◆ WHAT IS NEEDED ◆
Among the records that follow, find the line with "Emit a LaTeX" and the line with "(gapBot) at (384,307);". Set down those lines and all lines between them exactly, without adding anything.
==== DATA FOR PROCESSING
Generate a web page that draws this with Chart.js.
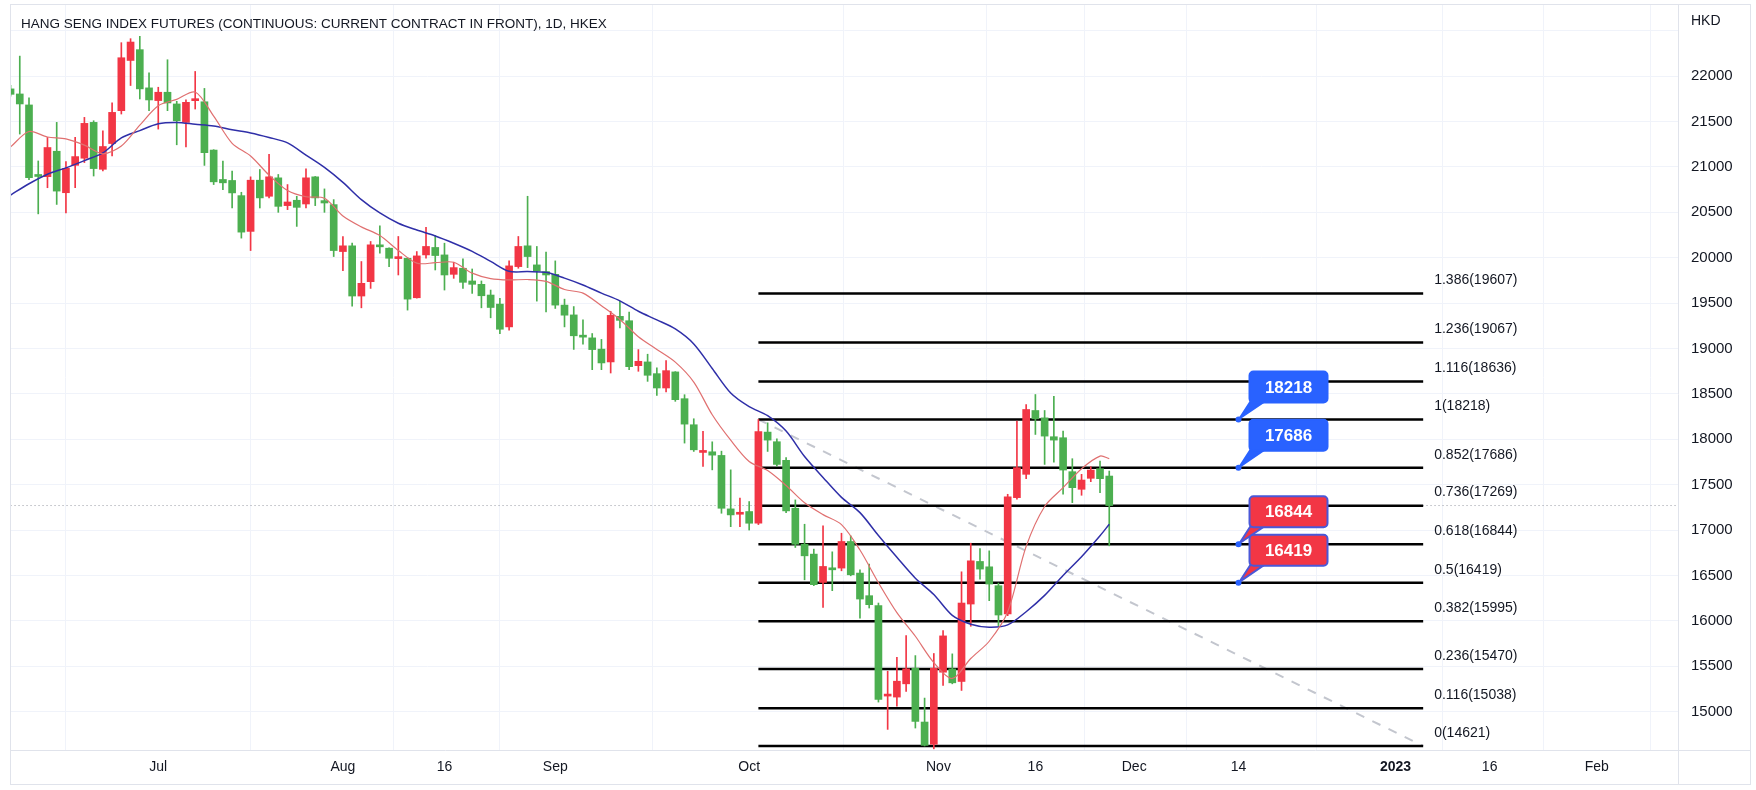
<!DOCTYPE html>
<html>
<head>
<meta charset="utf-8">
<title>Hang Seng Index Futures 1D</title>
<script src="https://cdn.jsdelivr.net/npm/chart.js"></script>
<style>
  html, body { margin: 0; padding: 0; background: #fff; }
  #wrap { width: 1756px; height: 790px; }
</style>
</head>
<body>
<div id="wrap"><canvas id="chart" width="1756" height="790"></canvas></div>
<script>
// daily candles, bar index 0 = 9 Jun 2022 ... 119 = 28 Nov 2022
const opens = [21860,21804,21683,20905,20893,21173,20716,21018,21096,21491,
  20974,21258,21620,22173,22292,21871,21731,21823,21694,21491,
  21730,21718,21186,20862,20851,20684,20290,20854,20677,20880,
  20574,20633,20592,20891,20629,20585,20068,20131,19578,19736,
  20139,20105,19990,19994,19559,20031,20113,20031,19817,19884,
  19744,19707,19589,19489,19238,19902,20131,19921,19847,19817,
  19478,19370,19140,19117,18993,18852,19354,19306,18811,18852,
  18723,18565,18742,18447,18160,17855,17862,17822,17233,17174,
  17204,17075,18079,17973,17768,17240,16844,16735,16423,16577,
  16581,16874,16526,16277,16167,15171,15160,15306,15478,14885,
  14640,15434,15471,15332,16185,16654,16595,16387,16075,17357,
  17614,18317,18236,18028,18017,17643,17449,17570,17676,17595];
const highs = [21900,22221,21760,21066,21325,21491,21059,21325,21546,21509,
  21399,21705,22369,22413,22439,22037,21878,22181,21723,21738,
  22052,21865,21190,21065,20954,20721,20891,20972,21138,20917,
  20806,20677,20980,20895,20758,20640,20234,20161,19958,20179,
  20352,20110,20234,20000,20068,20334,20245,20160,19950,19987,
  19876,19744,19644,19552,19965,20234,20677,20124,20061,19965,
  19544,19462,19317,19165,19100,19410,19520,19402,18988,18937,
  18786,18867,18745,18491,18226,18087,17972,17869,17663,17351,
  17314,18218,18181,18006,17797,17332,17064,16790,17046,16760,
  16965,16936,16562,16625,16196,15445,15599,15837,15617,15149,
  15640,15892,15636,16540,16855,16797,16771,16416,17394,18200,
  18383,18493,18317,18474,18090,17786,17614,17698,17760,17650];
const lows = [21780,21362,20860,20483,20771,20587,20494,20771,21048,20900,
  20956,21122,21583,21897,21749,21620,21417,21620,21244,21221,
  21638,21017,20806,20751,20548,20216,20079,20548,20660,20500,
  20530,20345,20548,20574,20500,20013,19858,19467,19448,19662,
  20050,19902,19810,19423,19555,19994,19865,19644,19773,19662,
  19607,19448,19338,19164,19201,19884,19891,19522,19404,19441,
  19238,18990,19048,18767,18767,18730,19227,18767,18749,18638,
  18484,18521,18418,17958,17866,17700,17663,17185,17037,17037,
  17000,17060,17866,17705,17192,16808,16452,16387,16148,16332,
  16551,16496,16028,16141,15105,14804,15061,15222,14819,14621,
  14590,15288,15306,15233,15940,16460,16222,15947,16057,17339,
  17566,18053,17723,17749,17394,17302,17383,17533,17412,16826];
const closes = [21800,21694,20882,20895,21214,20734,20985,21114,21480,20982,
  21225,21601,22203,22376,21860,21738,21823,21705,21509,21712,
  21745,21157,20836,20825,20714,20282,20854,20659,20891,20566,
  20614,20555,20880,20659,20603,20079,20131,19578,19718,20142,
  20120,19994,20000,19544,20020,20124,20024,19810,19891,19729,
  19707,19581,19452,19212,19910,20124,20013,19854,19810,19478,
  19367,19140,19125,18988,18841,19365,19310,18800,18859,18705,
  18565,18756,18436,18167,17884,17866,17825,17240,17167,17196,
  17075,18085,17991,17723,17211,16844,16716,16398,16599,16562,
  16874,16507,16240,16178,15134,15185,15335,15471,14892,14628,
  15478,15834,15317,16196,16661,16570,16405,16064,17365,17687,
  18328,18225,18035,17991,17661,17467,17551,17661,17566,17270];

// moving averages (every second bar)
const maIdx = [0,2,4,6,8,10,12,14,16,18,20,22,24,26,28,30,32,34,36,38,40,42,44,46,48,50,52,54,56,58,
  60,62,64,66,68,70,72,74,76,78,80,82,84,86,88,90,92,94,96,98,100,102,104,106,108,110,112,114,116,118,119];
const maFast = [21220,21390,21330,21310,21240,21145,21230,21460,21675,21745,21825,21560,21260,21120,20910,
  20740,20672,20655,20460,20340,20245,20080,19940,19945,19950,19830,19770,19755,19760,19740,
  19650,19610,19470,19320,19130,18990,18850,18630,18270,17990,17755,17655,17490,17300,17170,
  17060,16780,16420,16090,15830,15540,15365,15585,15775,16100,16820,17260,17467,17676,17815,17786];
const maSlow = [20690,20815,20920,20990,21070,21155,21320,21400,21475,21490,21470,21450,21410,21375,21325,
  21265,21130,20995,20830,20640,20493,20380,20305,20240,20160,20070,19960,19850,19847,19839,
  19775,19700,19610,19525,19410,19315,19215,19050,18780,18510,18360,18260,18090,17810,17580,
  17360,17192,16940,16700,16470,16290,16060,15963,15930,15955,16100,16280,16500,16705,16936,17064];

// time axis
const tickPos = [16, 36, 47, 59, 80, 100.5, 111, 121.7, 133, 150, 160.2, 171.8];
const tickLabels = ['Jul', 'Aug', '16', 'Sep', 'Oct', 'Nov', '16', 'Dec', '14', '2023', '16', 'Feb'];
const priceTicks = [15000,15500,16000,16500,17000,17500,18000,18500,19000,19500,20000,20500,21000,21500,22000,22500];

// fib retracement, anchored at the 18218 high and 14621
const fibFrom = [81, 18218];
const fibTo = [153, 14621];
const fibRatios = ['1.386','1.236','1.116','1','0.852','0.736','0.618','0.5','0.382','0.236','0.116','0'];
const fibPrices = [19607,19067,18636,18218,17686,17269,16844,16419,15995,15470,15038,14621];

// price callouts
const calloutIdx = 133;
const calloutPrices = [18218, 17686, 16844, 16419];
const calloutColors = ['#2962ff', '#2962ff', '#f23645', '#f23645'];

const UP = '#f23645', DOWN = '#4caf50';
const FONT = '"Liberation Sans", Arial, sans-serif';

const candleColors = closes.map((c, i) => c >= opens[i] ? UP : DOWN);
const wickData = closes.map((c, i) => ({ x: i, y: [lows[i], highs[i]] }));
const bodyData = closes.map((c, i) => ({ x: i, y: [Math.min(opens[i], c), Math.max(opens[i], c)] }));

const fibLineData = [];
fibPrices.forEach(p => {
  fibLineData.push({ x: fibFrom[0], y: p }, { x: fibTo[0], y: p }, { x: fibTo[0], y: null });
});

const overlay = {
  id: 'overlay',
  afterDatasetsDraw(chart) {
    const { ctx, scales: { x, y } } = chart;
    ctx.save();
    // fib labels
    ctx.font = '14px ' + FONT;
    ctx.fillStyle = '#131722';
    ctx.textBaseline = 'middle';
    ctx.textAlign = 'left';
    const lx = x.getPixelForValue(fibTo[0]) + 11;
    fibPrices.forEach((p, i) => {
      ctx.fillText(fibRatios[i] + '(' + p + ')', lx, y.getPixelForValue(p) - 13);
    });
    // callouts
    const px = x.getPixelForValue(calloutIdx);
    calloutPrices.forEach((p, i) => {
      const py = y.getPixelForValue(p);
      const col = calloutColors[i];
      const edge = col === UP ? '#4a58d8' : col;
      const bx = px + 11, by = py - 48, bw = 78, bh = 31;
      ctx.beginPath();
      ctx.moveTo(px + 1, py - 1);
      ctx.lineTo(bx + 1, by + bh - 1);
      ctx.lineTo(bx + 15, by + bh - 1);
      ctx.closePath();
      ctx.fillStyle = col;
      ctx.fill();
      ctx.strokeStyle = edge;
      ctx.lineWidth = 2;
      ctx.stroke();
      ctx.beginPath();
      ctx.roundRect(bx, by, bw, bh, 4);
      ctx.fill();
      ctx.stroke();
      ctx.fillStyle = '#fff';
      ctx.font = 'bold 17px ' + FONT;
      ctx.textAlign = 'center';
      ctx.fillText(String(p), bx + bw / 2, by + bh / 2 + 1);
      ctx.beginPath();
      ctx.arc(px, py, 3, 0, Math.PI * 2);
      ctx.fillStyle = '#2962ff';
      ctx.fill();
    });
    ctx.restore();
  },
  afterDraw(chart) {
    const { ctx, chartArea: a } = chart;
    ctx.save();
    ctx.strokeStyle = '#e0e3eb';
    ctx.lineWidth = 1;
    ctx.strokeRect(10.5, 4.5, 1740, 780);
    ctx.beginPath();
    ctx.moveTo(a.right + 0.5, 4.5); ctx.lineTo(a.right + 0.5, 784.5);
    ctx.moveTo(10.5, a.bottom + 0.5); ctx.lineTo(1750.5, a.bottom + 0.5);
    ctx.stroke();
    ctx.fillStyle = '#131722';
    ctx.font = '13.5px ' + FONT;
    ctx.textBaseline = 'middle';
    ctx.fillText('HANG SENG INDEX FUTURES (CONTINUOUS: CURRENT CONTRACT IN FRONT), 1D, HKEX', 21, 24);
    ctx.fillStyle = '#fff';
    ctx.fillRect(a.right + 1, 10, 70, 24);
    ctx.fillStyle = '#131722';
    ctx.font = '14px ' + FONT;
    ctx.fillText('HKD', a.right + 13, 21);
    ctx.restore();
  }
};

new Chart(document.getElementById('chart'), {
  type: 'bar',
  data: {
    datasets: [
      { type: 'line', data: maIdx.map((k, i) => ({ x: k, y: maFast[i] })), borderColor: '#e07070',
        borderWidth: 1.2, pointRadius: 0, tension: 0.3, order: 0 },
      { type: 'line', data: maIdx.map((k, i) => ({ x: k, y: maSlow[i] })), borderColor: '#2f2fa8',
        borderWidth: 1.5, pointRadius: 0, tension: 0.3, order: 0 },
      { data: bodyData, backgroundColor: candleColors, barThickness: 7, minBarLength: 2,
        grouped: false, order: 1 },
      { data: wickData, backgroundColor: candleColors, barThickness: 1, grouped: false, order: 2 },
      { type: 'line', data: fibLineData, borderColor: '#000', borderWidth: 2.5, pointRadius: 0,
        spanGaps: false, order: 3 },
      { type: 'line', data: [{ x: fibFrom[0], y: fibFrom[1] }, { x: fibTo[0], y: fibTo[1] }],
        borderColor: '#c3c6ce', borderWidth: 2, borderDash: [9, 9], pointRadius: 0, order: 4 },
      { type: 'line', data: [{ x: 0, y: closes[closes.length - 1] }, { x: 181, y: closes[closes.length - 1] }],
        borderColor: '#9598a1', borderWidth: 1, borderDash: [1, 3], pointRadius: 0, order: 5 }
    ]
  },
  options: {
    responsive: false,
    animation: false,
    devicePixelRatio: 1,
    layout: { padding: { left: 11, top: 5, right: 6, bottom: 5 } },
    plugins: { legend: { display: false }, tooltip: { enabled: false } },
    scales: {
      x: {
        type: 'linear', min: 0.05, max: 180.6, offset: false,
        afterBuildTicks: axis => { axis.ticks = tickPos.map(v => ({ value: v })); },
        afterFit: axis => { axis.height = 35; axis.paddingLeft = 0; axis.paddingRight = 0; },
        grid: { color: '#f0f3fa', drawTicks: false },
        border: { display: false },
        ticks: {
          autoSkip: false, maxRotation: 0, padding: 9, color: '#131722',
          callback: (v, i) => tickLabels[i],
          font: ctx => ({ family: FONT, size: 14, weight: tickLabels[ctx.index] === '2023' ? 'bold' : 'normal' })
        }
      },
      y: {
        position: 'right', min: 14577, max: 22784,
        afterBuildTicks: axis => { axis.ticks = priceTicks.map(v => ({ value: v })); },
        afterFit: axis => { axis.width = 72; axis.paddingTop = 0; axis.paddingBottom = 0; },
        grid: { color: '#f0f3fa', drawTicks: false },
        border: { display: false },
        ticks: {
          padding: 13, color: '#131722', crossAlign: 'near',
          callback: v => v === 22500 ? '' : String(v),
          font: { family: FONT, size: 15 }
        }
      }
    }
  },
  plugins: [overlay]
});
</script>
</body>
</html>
========
==== DATA FOR PROCESSING
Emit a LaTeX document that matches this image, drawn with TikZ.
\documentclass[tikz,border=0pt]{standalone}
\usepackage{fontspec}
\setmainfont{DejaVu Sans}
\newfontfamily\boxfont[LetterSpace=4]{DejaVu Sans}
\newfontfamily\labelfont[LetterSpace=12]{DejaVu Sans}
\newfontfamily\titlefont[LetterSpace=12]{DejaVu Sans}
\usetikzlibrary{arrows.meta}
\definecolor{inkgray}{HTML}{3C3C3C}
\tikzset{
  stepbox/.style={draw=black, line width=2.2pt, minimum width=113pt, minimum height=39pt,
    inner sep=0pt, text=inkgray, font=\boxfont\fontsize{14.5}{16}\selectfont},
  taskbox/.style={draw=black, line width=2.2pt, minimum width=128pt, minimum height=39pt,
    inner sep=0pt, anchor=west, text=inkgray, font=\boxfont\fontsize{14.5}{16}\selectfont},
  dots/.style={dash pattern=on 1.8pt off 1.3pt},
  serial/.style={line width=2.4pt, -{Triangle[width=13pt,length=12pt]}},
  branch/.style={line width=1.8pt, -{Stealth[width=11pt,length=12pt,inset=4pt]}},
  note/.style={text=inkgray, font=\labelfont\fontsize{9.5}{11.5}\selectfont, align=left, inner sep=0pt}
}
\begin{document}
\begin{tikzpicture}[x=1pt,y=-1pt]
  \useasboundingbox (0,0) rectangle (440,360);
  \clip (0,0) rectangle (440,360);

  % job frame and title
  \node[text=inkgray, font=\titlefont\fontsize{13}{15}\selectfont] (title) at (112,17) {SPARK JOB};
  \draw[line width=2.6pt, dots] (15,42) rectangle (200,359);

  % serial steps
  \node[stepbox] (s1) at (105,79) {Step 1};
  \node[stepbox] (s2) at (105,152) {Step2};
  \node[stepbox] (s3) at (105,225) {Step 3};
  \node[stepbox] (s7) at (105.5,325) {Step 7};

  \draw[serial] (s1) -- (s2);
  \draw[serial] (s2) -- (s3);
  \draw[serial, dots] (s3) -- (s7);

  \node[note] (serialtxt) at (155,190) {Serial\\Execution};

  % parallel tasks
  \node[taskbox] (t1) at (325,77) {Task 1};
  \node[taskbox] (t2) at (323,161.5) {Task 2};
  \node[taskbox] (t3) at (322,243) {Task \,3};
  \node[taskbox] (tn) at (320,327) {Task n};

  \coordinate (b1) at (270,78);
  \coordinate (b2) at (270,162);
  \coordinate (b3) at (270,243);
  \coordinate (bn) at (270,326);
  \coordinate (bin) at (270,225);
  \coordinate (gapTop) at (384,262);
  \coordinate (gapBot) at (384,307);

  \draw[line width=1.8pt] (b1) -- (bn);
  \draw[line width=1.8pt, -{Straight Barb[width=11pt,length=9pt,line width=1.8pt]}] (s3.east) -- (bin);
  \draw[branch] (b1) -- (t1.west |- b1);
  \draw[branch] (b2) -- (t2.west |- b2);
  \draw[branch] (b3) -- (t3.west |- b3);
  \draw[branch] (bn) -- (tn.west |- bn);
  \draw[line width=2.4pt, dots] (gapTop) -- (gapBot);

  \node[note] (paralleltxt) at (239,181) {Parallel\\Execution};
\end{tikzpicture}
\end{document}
========
◆ RESULT OF THE TASK ◆
Emit a LaTeX document that matches this image, drawn with TikZ.
\documentclass[tikz,border=0pt]{standalone}
\usepackage{fontspec}
\setmainfont{DejaVu Sans}
\newfontfamily\boxfont[LetterSpace=4]{DejaVu Sans}
\newfontfamily\labelfont[LetterSpace=12]{DejaVu Sans}
\newfontfamily\titlefont[LetterSpace=12]{DejaVu Sans}
\usetikzlibrary{arrows.meta}
\definecolor{inkgray}{HTML}{3C3C3C}
\tikzset{
  stepbox/.style={draw=black, line width=2.2pt, minimum width=113pt, minimum height=39pt,
    inner sep=0pt, text=inkgray, font=\boxfont\fontsize{14.5}{16}\selectfont},
  taskbox/.style={draw=black, line width=2.2pt, minimum width=128pt, minimum height=39pt,
    inner sep=0pt, anchor=west, text=inkgray, font=\boxfont\fontsize{14.5}{16}\selectfont},
  dots/.style={dash pattern=on 1.8pt off 1.3pt},
  serial/.style={line width=2.4pt, -{Triangle[width=13pt,length=12pt]}},
  branch/.style={line width=1.8pt, -{Stealth[width=11pt,length=12pt,inset=4pt]}},
  note/.style={text=inkgray, font=\labelfont\fontsize{9.5}{11.5}\selectfont, align=left, inner sep=0pt}
}
\begin{document}
\begin{tikzpicture}[x=1pt,y=-1pt]
  \useasboundingbox (0,0) rectangle (440,360);
  \clip (0,0) rectangle (440,360);

  % job frame and title
  \node[text=inkgray, font=\titlefont\fontsize{13}{15}\selectfont] (title) at (112,17) {SPARK JOB};
  \draw[line width=2.6pt, dots] (15,42) rectangle (200,359);

  % serial steps
  \node[stepbox] (s1) at (105,79) {Step 1};
  \node[stepbox] (s2) at (105,152) {Step2};
  \node[stepbox] (s3) at (105,225) {Step 3};
  \node[stepbox] (s7) at (105.5,325) {Step 7};

  \draw[serial] (s1) -- (s2);
  \draw[serial] (s2) -- (s3);
  \draw[serial, dots] (s3) -- (s7);

  \node[note] (serialtxt) at (155,190) {Serial\\Execution};

  % parallel tasks
  \node[taskbox] (t1) at (325,77) {Task 1};
  \node[taskbox] (t2) at (323,161.5) {Task 2};
  \node[taskbox] (t3) at (322,243) {Task \,3};
  \node[taskbox] (tn) at (320,327) {Task n};

  \coordinate (b1) at (270,78);
  \coordinate (b2) at (270,162);
  \coordinate (b3) at (270,243);
  \coordinate (bn) at (270,326);
  \coordinate (bin) at (270,225);
  \coordinate (gapTop) at (384,262);
  \coordinate (gapBot) at (384,307);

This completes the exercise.